Walter and Don both dropped acid some time ago. At some point I hear Walter talking to someone he's just met about having "committed suicide" last year. I consider the oddness of using that phrase to mean an unsuccessful attempt—but he certainly committed an act, whether it was completed or not, so I decide the usage is fine. Walter appears to have been saved by a natural display of beauty that convinced him to live instead of die. The display was a sort of "aurora oceanis", an orange or salmon-colored show of lights dancing above the shoreline, caused by krill (Walter doesn't use this word and I don't think of it at the time, but it's clear from the color) that are borne on a cycle of subterranean water currents (as if the ocean continues under the land) and expressed into the air through evaporation of water near the shore. This phenomenon (doo doooo de doo doo) is not happening right now, but I either remember or imagine it happening, over yonder on that beach. Right behind the mountain range.

Geology is not Brain's strong suit.

I am aware of a group of young folk nearby talking about having had to repair an old junker, er, classic car, twice—seemingly just today.
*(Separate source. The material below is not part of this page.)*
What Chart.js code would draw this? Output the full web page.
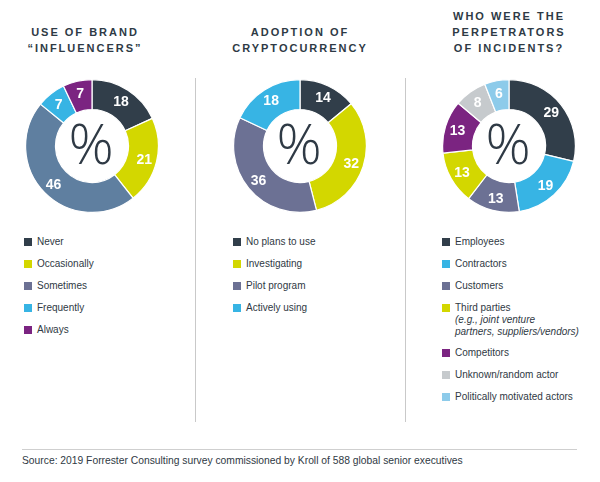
<!DOCTYPE html>
<html>
<head>
<meta charset="utf-8">
<script src="https://cdn.jsdelivr.net/npm/chart.js@4.4.1/dist/chart.umd.min.js"></script>
<style>
  html, body { margin: 0; padding: 0; background: #fff; }
  #page { position: relative; width: 600px; height: 482px; overflow: hidden;
          font-family: "Liberation Sans", Arial, sans-serif; color: #2f3944; }
  .title { position: absolute; width: 190px; text-align: center; font-weight: bold;
           font-size: 11px; line-height: 16px; letter-spacing: 2px; color: #2e3a45; }
  .ring { position: absolute; width: 134px; height: 134px; }
  .legend { position: absolute; font-size: 10px; }
  .item { position: relative; line-height: 12px; margin-bottom: 10px; padding-left: 13px; white-space: nowrap; }
  .item .sw { position: absolute; left: 0; top: 2px; width: 8px; height: 8px; }
  .item .note { font-style: italic; line-height: 11.5px; }
  .vline { position: absolute; width: 1px; top: 78px; height: 344px; background: #c9c9c9; }
  .hline { position: absolute; left: 22px; width: 555px; top: 449px; height: 1px; background: #cfcfcf; }
  .source { position: absolute; left: 22px; top: 454px; font-size: 10.3px; line-height: 14px; color: #2f3944; }
</style>
</head>
<body>
<div id="page">
  <div class="title" style="left:-10px; top:24px">USE OF BRAND<br>“INFLUENCERS”</div>
  <div class="title" style="left:205px; top:24px">ADOPTION OF<br>CRYPTOCURRENCY</div>
  <div class="title" style="left:414px; top:8px">WHO WERE THE<br>PERPETRATORS<br>OF INCIDENTS?</div>

  <canvas id="c1" class="ring" style="left:25px; top:79px"></canvas>
  <canvas id="c2" class="ring" style="left:233px; top:79px"></canvas>
  <canvas id="c3" class="ring" style="left:442px; top:79px"></canvas>

  <div id="l1" class="legend" style="left:24px; top:236px"></div>
  <div id="l2" class="legend" style="left:233px; top:236px"></div>
  <div id="l3" class="legend" style="left:442px; top:236px"></div>

  <div class="vline" style="left:195px"></div>
  <div class="vline" style="left:405px"></div>
  <div class="hline"></div>
  <div class="source">Source: 2019 Forrester Consulting survey commissioned by Kroll of 588 global senior executives</div>
</div>

<script>
// --- data ---
const influencerLabels = ['Never', 'Occasionally', 'Sometimes', 'Frequently', 'Always'];
const influencerValues = [18, 21, 46, 7, 7];

const cryptoLabels = ['No plans to use', 'Investigating', 'Pilot program', 'Actively using'];
const cryptoValues = [14, 32, 36, 18];

const perpetratorLabels = ['Employees', 'Contractors', 'Customers', 'Third parties', 'Competitors', 'Unknown/random actor', 'Politically motivated actors'];
const perpetratorNotes = ['', '', '', '(e.g., joint venture|partners, suppliers/vendors)', '', '', ''];
const perpetratorValues = [29, 19, 13, 13, 13, 8, 6];

// --- colours ---
const navy = '#313e4a', lime = '#d3d700', slate = '#5f7fa0', grape = '#6c7194',
      cyan = '#37b4e4', purple = '#7b2481', grey = '#c6cacd', sky = '#8dcbea';

const influencerColors = [navy, lime, slate, cyan, purple];
const influencerSwatches = [navy, lime, grape, cyan, purple];
const cryptoColors = [navy, lime, grape, cyan];
const perpetratorColors = [navy, cyan, grape, lime, purple, grey, sky];

const ringText = {
  id: 'ringText',
  afterDatasetsDraw(chart) {
    const ctx = chart.ctx;
    const meta = chart.getDatasetMeta(0);
    const values = chart.data.datasets[0].data;
    ctx.save();
    ctx.fillStyle = '#fff';
    ctx.textAlign = 'center';
    ctx.textBaseline = 'middle';
    ctx.font = 'bold 14px "Liberation Sans", Arial, sans-serif';
    meta.data.forEach((arc, i) => {
      const p = arc.getProps(['x', 'y', 'startAngle', 'endAngle', 'innerRadius', 'outerRadius']);
      const a = (p.startAngle + p.endAngle) / 2;
      const r = p.innerRadius + (p.outerRadius - p.innerRadius) * 0.58;
      ctx.fillText(values[i], p.x + Math.cos(a) * r, p.y + Math.sin(a) * r + 1);
    });
    const c = meta.data[0];
    ctx.fillStyle = '#2f3a45';
    ctx.font = '300 56px "Open Sans", Roboto, sans-serif';
    ctx.fillText('%', c.x - 1, c.y + 2);
    ctx.restore();
  }
};

function ring(id, labels, values, colors) {
  new Chart(document.getElementById(id), {
    type: 'doughnut',
    data: {
      labels,
      datasets: [{
        data: values,
        backgroundColor: colors,
        borderColor: '#fff',
        borderWidth: 1.2
      }]
    },
    options: {
      responsive: false,
      animation: false,
      cutout: '55%',
      layout: { padding: 0 },
      plugins: { legend: { display: false }, tooltip: { enabled: false } }
    },
    plugins: [ringText]
  });
}

function legend(id, labels, colors, notes) {
  const box = document.getElementById(id);
  labels.forEach((lab, i) => {
    const it = document.createElement('div');
    it.className = 'item';
    let html = '<span class="sw" style="background:' + colors[i] + '"></span>' + lab;
    if (notes && notes[i]) {
      html += notes[i].split('|').map(t => '<div class="note">' + t + '</div>').join('');
    }
    it.innerHTML = html;
    box.appendChild(it);
  });
}

ring('c1', influencerLabels, influencerValues, influencerColors);
ring('c2', cryptoLabels, cryptoValues, cryptoColors);
ring('c3', perpetratorLabels, perpetratorValues, perpetratorColors);

legend('l1', influencerLabels, influencerSwatches);
legend('l2', cryptoLabels, cryptoColors);
legend('l3', perpetratorLabels, perpetratorColors, perpetratorNotes);
</script>
</body>
</html>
I am in something like an all-purpose room—church hall?—or waiting room, just eavesdropping. I don't think it is the put-upon car owners but some other group (including Darrius from NOLA) who are talking reverently about a "The Wire"-like television show with a popular but unofficial surname after a main character, something like "The Travels of Bobby Burma Shave". It's not that, but neither is it "The Travels of Jimmy McNutty". Whatever the show is, I *love* it and, hearing others gushing, now I want to binge re-watch, availing myself of all ephemera. I tell myself I need to shop online for "definitive companion" books, compendia of trivia, criticism and analysis.

I see Don walking past, heading down a side-arcade in a retail complex, and I call his name. It is the first time I've caught up to him since he dosed early in the day. I have conflicting feelings about Don (who is not quite Don Gordon, my deeply ill-advised unrequited love from Newark in the '90s). Mostly I cannot help finding him beautiful as a complete package: pretty, hippified, WSYWIG, even-keeled, thoughtful, mindful. If there ever was an argument for the existence of the human soul, it was Don. (Spoiler: there's not.)

After checking each other's wellness, he tells me with a hint of embarrassment that he'd like to consult the local papers for places to live—it's his first visit here and he already wants to move here. He tells me he has had a really nice trip but doesn't attempt to describe it. "I'm glad you got a chance to drop today," I tell him. (I myself did not dose.) "It was a gorgeous day." Indeed, it still is, with the light just beginning to dim. I'm still thinking about those salmon-colored lights and I wonder if Don has ever seen them. It would be great to see them while peaking.

Don mentions he was with or peripheral to the folks who needed to get the car fixed (just one of the two times). Then he wonders aloud how Bill (the boss) feels about the current solicitation. Does he just want it to be canceled by the customer so everyone can stop working on a losing bid? Yeah, Bill totally does want cancellation, I tell Don as we stroll around a green beachfront dorm-style building. That's what we all want, I tell him. Cancellation.